Catastrophe exposed property remains the most exposed to the pressured market environment, Berkley explained, with the increasing amount of reinsurance capacity and the pricing trajectory affecting this area of the firms business. This global reinsurance market has given the firm reason to pause, as evidenced by yet another pull-back on reinsurance premiums.

W.R. Berkley’s global reinsurance segment’s net written premiums were down 17%. Berkley said that this is mainly due to market conditions and the firms underwriters exercising the appropriate level of discipline, behaviour which he said was to be applauded.

The supply to demand imbalance remains evident in global reinsurance, Berkley said, driven by many market participants “unquenchable thirst for premium”, which he said is being addressed by some through an erosion of underwriting discipline.

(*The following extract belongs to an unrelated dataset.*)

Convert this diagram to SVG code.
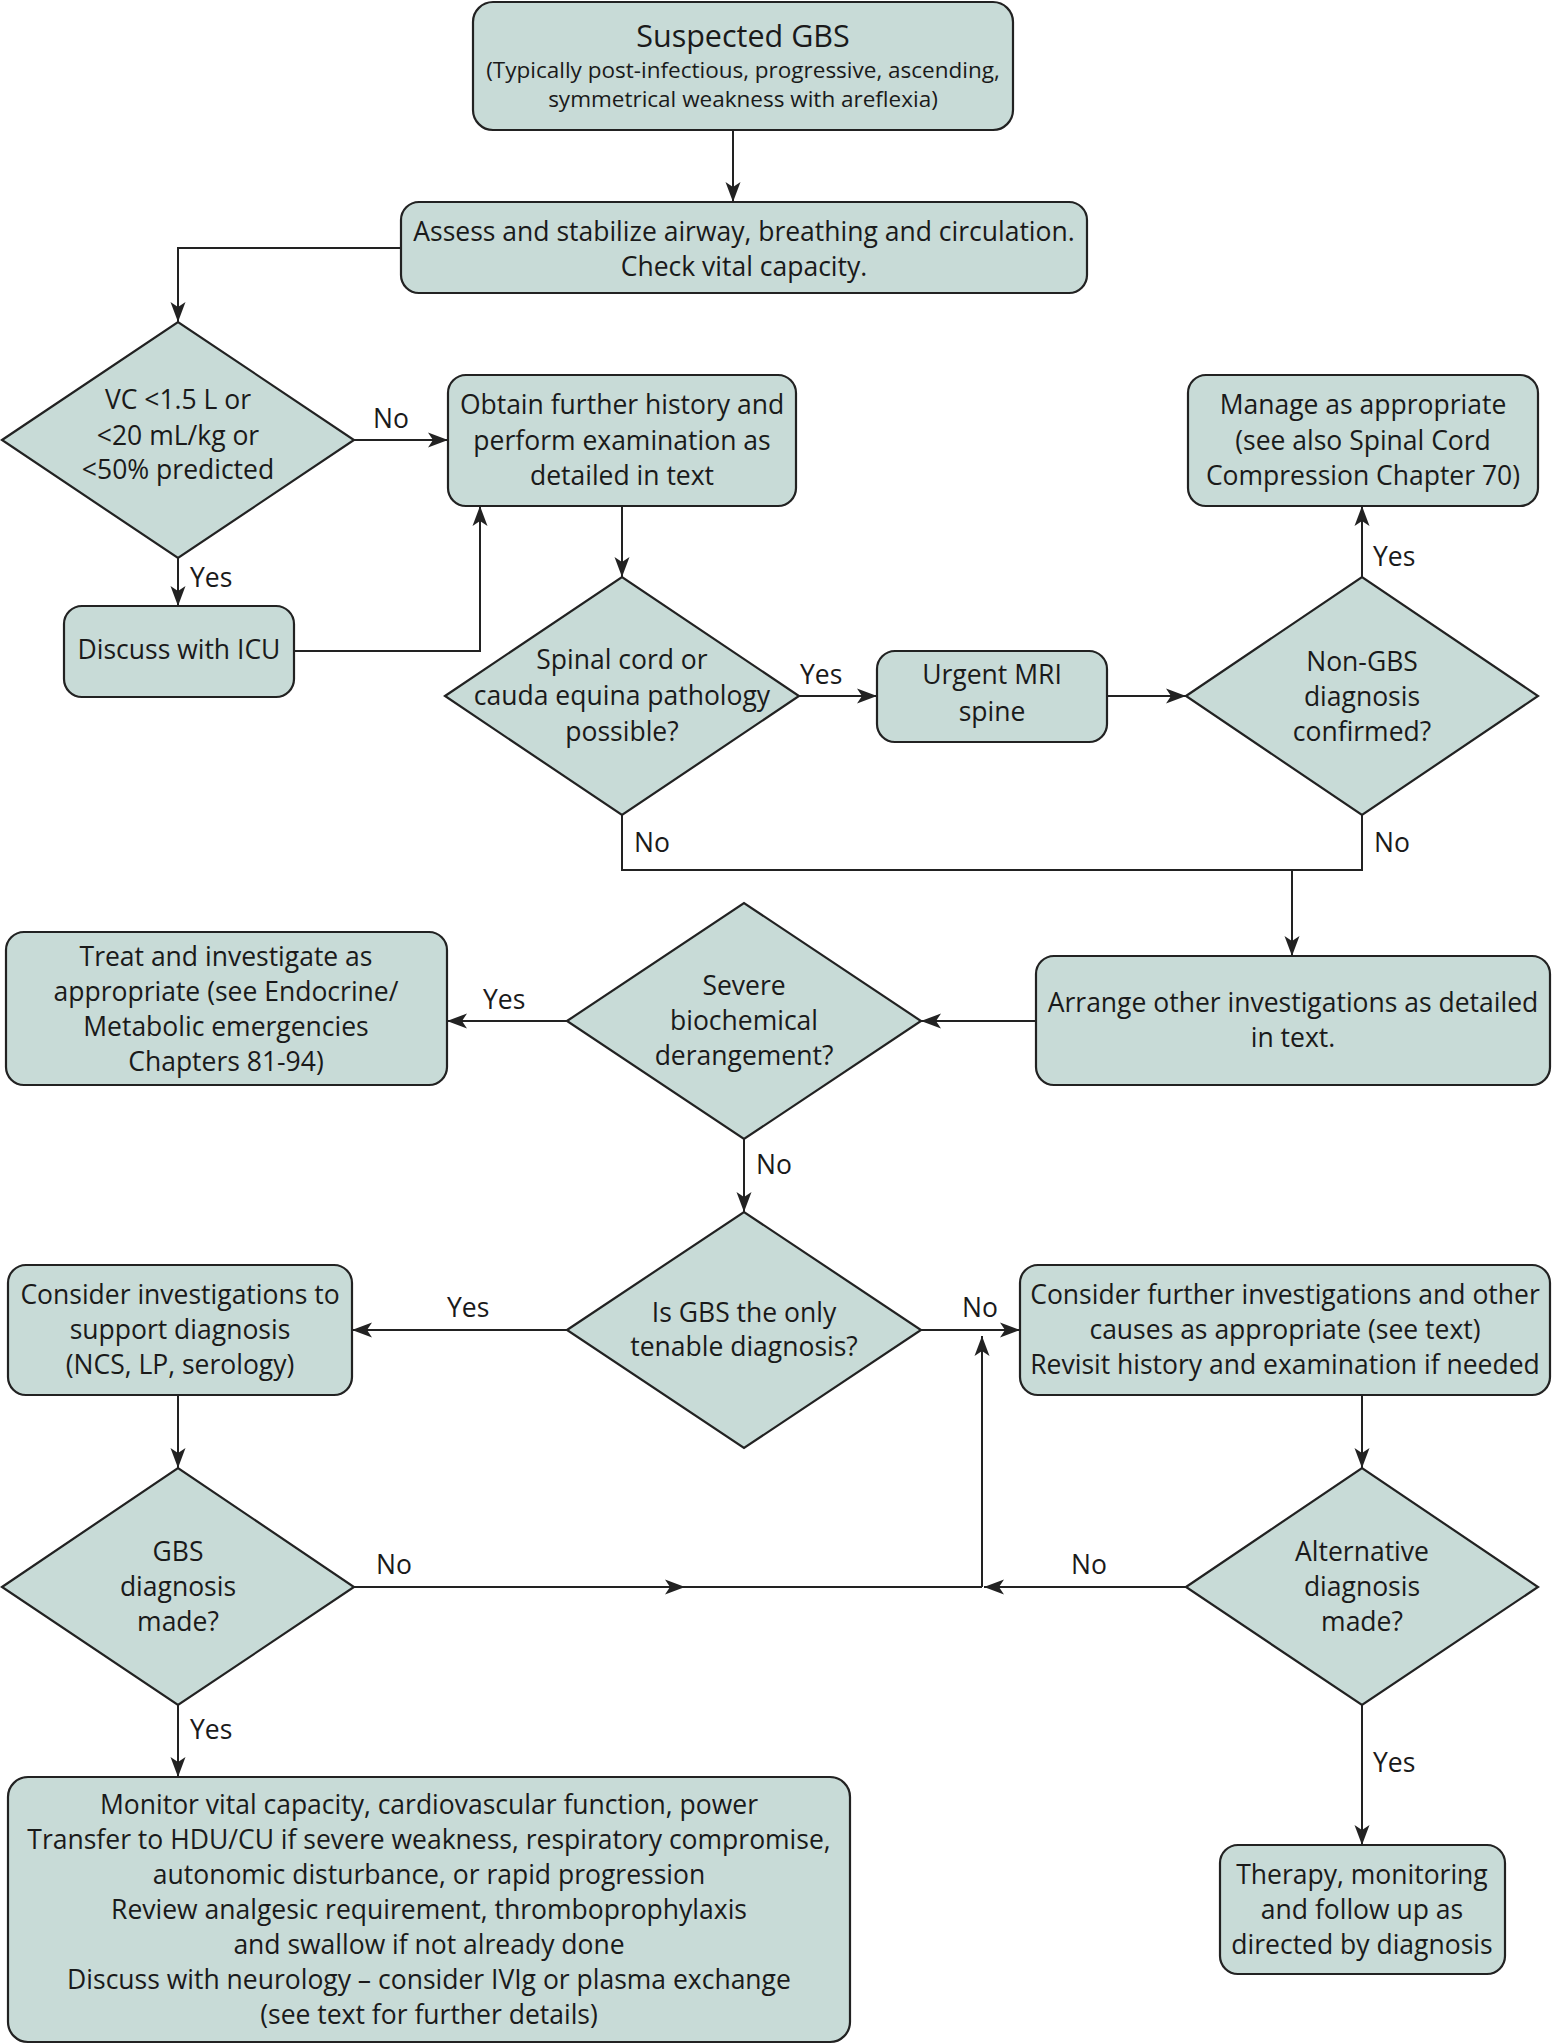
<svg xmlns="http://www.w3.org/2000/svg" width="1552" height="2044" viewBox="0 0 1552 2044">
<style>
.b{fill:#c8dbd7;stroke:#222;stroke-width:2.2}
.t{font-family:"Open Sans","Noto Sans",sans-serif;font-size:26.5px;fill:#1a1a1a;text-anchor:middle}
.l{font-family:"Open Sans","Noto Sans",sans-serif;font-size:26.5px;fill:#1a1a1a}
.c{fill:none;stroke:#222;stroke-width:2}
</style>
<defs>
<marker id="a" markerUnits="userSpaceOnUse" markerWidth="24" markerHeight="20" viewBox="-22 -10 24 20" refX="0" refY="0" orient="auto">
<path d="M-20,-7.5 L0,0 L-20,7.5 L-15,0 Z" fill="#222"/>
</marker>
</defs>
<rect width="1552" height="2044" fill="#fff"/>
<g id="connectors">
<path class="c" d="M733,130 V202" marker-end="url(#a)"/>
<path class="c" d="M401,248 H178 V322" marker-end="url(#a)"/>
<path class="c" d="M354,440 H448" marker-end="url(#a)"/>
<path class="c" d="M178,558 V606" marker-end="url(#a)"/>
<path class="c" d="M294,651 H480 V506" marker-end="url(#a)"/>
<path class="c" d="M622,506 V577" marker-end="url(#a)"/>
<path class="c" d="M799,696 H877" marker-end="url(#a)"/>
<path class="c" d="M1107,696 H1186" marker-end="url(#a)"/>
<path class="c" d="M1362,577 V506" marker-end="url(#a)"/>
<path class="c" d="M622,815 V870 H1362 V815"/>
<path class="c" d="M1292,870 V956" marker-end="url(#a)"/>
<path class="c" d="M1036,1021 H921" marker-end="url(#a)"/>
<path class="c" d="M567,1021 H447" marker-end="url(#a)"/>
<path class="c" d="M744,1139 V1212" marker-end="url(#a)"/>
<path class="c" d="M567,1330 H352" marker-end="url(#a)"/>
<path class="c" d="M921,1330 H1020" marker-end="url(#a)"/>
<path class="c" d="M178,1395 V1468" marker-end="url(#a)"/>
<path class="c" d="M1362,1395 V1468" marker-end="url(#a)"/>
<path class="c" d="M354,1587 H685" marker-end="url(#a)"/>
<path class="c" d="M685,1587 H982"/>
<path class="c" d="M1186,1587 H984" marker-end="url(#a)"/>
<path class="c" d="M982,1587 V1336" marker-end="url(#a)"/>
<path class="c" d="M178,1705 V1777" marker-end="url(#a)"/>
<path class="c" d="M1362,1705 V1845" marker-end="url(#a)"/>
<text class="l" x="373" y="428">No</text>
<text class="l" x="190" y="587">Yes</text>
<text class="l" x="800" y="684">Yes</text>
<text class="l" x="1373" y="566">Yes</text>
<text class="l" x="634" y="852">No</text>
<text class="l" x="1374" y="852">No</text>
<text class="l" x="483" y="1009">Yes</text>
<text class="l" x="756" y="1174">No</text>
<text class="l" x="447" y="1317">Yes</text>
<text class="l" x="962" y="1317">No</text>
<text class="l" x="376" y="1574">No</text>
<text class="l" x="1071" y="1574">No</text>
<text class="l" x="190" y="1739">Yes</text>
<text class="l" x="1373" y="1772">Yes</text>
</g>
<g id="n1">
<rect class="b" x="473" y="2" width="540" height="128" rx="20"/>
<text class="t" x="743" y="47" style="font-size:30.5px">Suspected GBS</text>
<text class="t" x="743" y="78" style="font-size:22.5px">(Typically post-infectious, progressive, ascending,</text>
<text class="t" x="743" y="107" style="font-size:22.5px">symmetrical weakness with areflexia)</text>
</g>
<g id="n2">
<rect class="b" x="401" y="202" width="686" height="91" rx="18"/>
<text class="t" x="744" y="241">Assess and stabilize airway, breathing and circulation.</text>
<text class="t" x="744" y="276">Check vital capacity.</text>
</g>
<g id="n3">
<polygon class="b" points="2,440 178,322 354,440 178,558"/>
<text class="t" x="178" y="409">VC &lt;1.5 L or</text>
<text class="t" x="178" y="445">&lt;20 mL/kg or</text>
<text class="t" x="178" y="479">&lt;50% predicted</text>
</g>
<g id="n4">
<rect class="b" x="448" y="375" width="348" height="131" rx="18"/>
<text class="t" x="622" y="414">Obtain further history and</text>
<text class="t" x="622" y="450">perform examination as</text>
<text class="t" x="622" y="485">detailed in text</text>
</g>
<g id="n5">
<rect class="b" x="64" y="606" width="230" height="91" rx="18"/>
<text class="t" x="179" y="659">Discuss with ICU</text>
</g>
<g id="n6">
<polygon class="b" points="445,696 622,577 799,696 622,815"/>
<text class="t" x="622" y="669">Spinal cord or</text>
<text class="t" x="622" y="705">cauda equina pathology</text>
<text class="t" x="622" y="741">possible?</text>
</g>
<g id="n7">
<rect class="b" x="877" y="651" width="230" height="91" rx="18"/>
<text class="t" x="992" y="684">Urgent MRI</text>
<text class="t" x="992" y="721">spine</text>
</g>
<g id="n8">
<polygon class="b" points="1186,696 1362,577 1538,696 1362,815"/>
<text class="t" x="1362" y="671">Non-GBS</text>
<text class="t" x="1362" y="706">diagnosis</text>
<text class="t" x="1362" y="741">confirmed?</text>
</g>
<g id="n9">
<rect class="b" x="1188" y="375" width="350" height="131" rx="18"/>
<text class="t" x="1363" y="414">Manage as appropriate</text>
<text class="t" x="1363" y="450">(see also Spinal Cord</text>
<text class="t" x="1363" y="485">Compression Chapter 70)</text>
</g>
<g id="n10">
<rect class="b" x="1036" y="956" width="514" height="129" rx="18"/>
<text class="t" x="1293" y="1012">Arrange other investigations as detailed</text>
<text class="t" x="1293" y="1047">in text.</text>
</g>
<g id="n11">
<polygon class="b" points="567,1021 744,903 921,1021 744,1139"/>
<text class="t" x="744" y="995">Severe</text>
<text class="t" x="744" y="1030">biochemical</text>
<text class="t" x="744" y="1065">derangement?</text>
</g>
<g id="n12">
<rect class="b" x="6" y="932" width="441" height="153" rx="18"/>
<text class="t" x="226" y="966">Treat and investigate as</text>
<text class="t" x="226" y="1001">appropriate (see Endocrine/</text>
<text class="t" x="226" y="1036">Metabolic emergencies</text>
<text class="t" x="226" y="1071">Chapters 81-94)</text>
</g>
<g id="n13">
<polygon class="b" points="567,1330 744,1212 921,1330 744,1448"/>
<text class="t" x="744" y="1322">Is GBS the only</text>
<text class="t" x="744" y="1356">tenable diagnosis?</text>
</g>
<g id="n14">
<rect class="b" x="8" y="1265" width="344" height="130" rx="18"/>
<text class="t" x="180" y="1304">Consider investigations to</text>
<text class="t" x="180" y="1339">support diagnosis</text>
<text class="t" x="180" y="1374">(NCS, LP, serology)</text>
</g>
<g id="n15">
<rect class="b" x="1020" y="1265" width="530" height="130" rx="18"/>
<text class="t" x="1285" y="1304">Consider further investigations and other</text>
<text class="t" x="1285" y="1339">causes as appropriate (see text)</text>
<text class="t" x="1285" y="1374">Revisit history and examination if needed</text>
</g>
<g id="n16">
<polygon class="b" points="2,1587 178,1468 354,1587 178,1705"/>
<text class="t" x="178" y="1561">GBS</text>
<text class="t" x="178" y="1596">diagnosis</text>
<text class="t" x="178" y="1631">made?</text>
</g>
<g id="n17">
<polygon class="b" points="1186,1587 1362,1468 1538,1587 1362,1705"/>
<text class="t" x="1362" y="1561">Alternative</text>
<text class="t" x="1362" y="1596">diagnosis</text>
<text class="t" x="1362" y="1631">made?</text>
</g>
<g id="n18">
<rect class="b" x="8" y="1777" width="842" height="265" rx="20"/>
<text class="t" x="429" y="1814">Monitor vital capacity, cardiovascular function, power</text>
<text class="t" x="429" y="1849">Transfer to HDU/CU if severe weakness, respiratory compromise,</text>
<text class="t" x="429" y="1884">autonomic disturbance, or rapid progression</text>
<text class="t" x="429" y="1919">Review analgesic requirement, thromboprophylaxis</text>
<text class="t" x="429" y="1954">and swallow if not already done</text>
<text class="t" x="429" y="1989">Discuss with neurology – consider IVIg or plasma exchange</text>
<text class="t" x="429" y="2024">(see text for further details)</text>
</g>
<g id="n19">
<rect class="b" x="1220" y="1845" width="285" height="129" rx="18"/>
<text class="t" x="1362" y="1884">Therapy, monitoring</text>
<text class="t" x="1362" y="1919">and follow up as</text>
<text class="t" x="1362" y="1954">directed by diagnosis</text>
</g>
</svg>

Berkley said that the evidence is there that this is “not a classic insurance cycle.” The firm concentrates on trying to find the right balance between rate increases and not becoming over-exposed. Like so many W.R. Berkley is having to be selective and also expansive in other areas, in order to maintain a level of profit.

The unquenchable thirst, as Berkley puts it, is driven by a need to put reinsurance capital to work, both traditional and alternative, as well as a need to maintain returns by writing enough premium to meet shareholder expectations. In some cases this means writing more premium at lower rates, or with more expansive and all-encompassing terms, the erosion of discipline he speaks of.

Once again, the effects of this will become evident in quarters to come. There are some hints in the results this time around but with no sign of anything changing in the market the evidence may become clearer in third and fourth quarter results, as to who exactly has been quenching their thirst for reinsurance premiums at any cost.